Special Guest MLog
  • We get email from all over the world every day, but every now and then, we get something from a diver we've met that gets our attention. Here's one of those from Steve in Texas, who accepted out challenge to find one of our challenge coins on a shipwreck...

    Greetings from Roatan, Honduras.


    I am not nearly as clever or glib as any of your executive team obviously is, so I won't even try to match witticisms with you.... I DO hate to fail, and I am miserable when I fail miserably. Having said that, I undertook your challenge, to find your Challenge Coin secreted on the wreck of the Prince Albert, using only my personal scuba gear, my training as a DiveMaster, and my fierce desire to WIN the challenge presented to me. I employed state-of-the-art underwater search techniques, including looking everywhere I could think of

    , as best that I was able. I spent a lot of time, starting at the bow, looking everywhere that wasn't obvious or inaccessible. I worked my way down the deck, usually inverted (I still have some residual sensation in my brain from being upside down for so long) looking at, in, under and around every plate, pipe, tube, angle, fitting and marine growth that I could access, without harming it or myself. I had just about made it to the rear superstructure when I thought (paraphrasing) "Nah, they wouldn't have been that obvious!?!?". Imagine my delight, which quickly morphed into a melancholy, when I made the discovery. I had WON, but now the challenge was over(?), and I could think of nothing else (at the moment) that would fuel my burning desire to win, Win, WIN (even though that's not really a very attractive quality for a person to display, once you see it written out).


    Anyway, attached is my photographic evidence that I (or someone that has fingers and a camera handy) did, indeed, put their grubby mitts on your collector-quality (should this be hyphenated or separate words ?) challenge coin. I truly did not, nor still do, know whether you intended for the lucky finder to take possession of this treasured work of art, or to leave it for posterity, not unlike the golden records that are 'winging' their way out of our galaxy, safely stowed on the Voyager Spacecrafts, so, in the interest of erring on the conservative side, I have left it resting safely in the niche where you deposited it.

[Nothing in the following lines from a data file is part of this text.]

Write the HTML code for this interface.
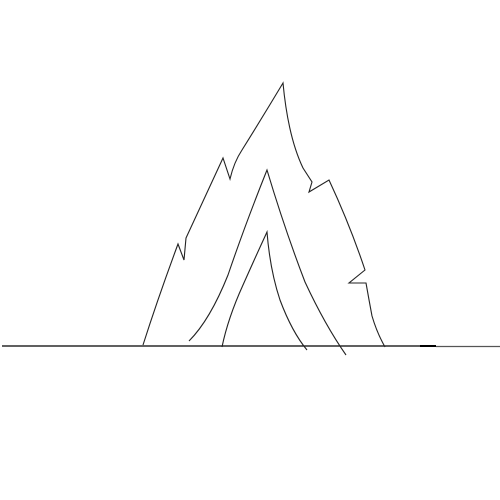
<!DOCTYPE html>
<html><head><meta charset="utf-8"><style>
html,body{margin:0;padding:0;background:#fff;width:500px;height:500px;overflow:hidden}
svg{display:block}
</style></head><body>
<svg width="500" height="500" viewBox="0 0 500 500">
  <line x1="2" y1="346" x2="420" y2="346" stroke="#000" stroke-width="1.2"/>
  <line x1="420" y1="346" x2="436" y2="346" stroke="#000" stroke-width="2"/>
  <line x1="436" y1="346.5" x2="500" y2="346.5" stroke="#555" stroke-width="1.2"/>
  <path d="M143,345 Q158,298 178,244 L184,260 L186,238 L223,158 L230,179 Q234,162 242,150 Q262,118 283,83 C286,115 292,145 303,168 L312,182 L309,192 L329,180 Q350,225 365,270 L349,283 L366,283 Q369,300 372,316 Q377,333 385,347" fill="none" stroke="#222" stroke-width="1.1"/>
  <path d="M189,341 Q210,320 228,275 Q245,225 267,170 Q285,230 305,282 Q325,325 346,355" fill="none" stroke="#222" stroke-width="1.1"/>
  <path d="M222,347 Q228,318 243,285 Q255,258 267,232 Q270,270 280,300 Q292,332 307,350" fill="none" stroke="#222" stroke-width="1.1"/>
</svg>
</body></html>
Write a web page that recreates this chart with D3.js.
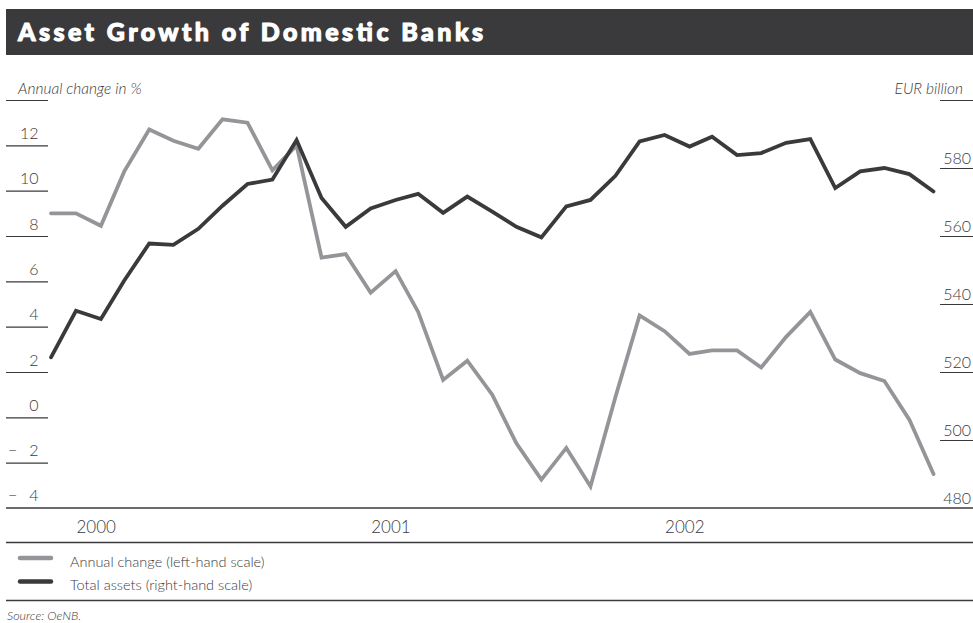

If, however, it is the intention of The Dispensibles' Executive Committee that the lucky explorer take possession of the Challenge Coin, and go forward in life with a renewed sense of duty to their fellow man, woman or gender-neutral person, then please reply (with haste) so that I may again retrieve my well-earned prize before some bozo that isn't even looking for it takes it and puts it up for sale on eBay.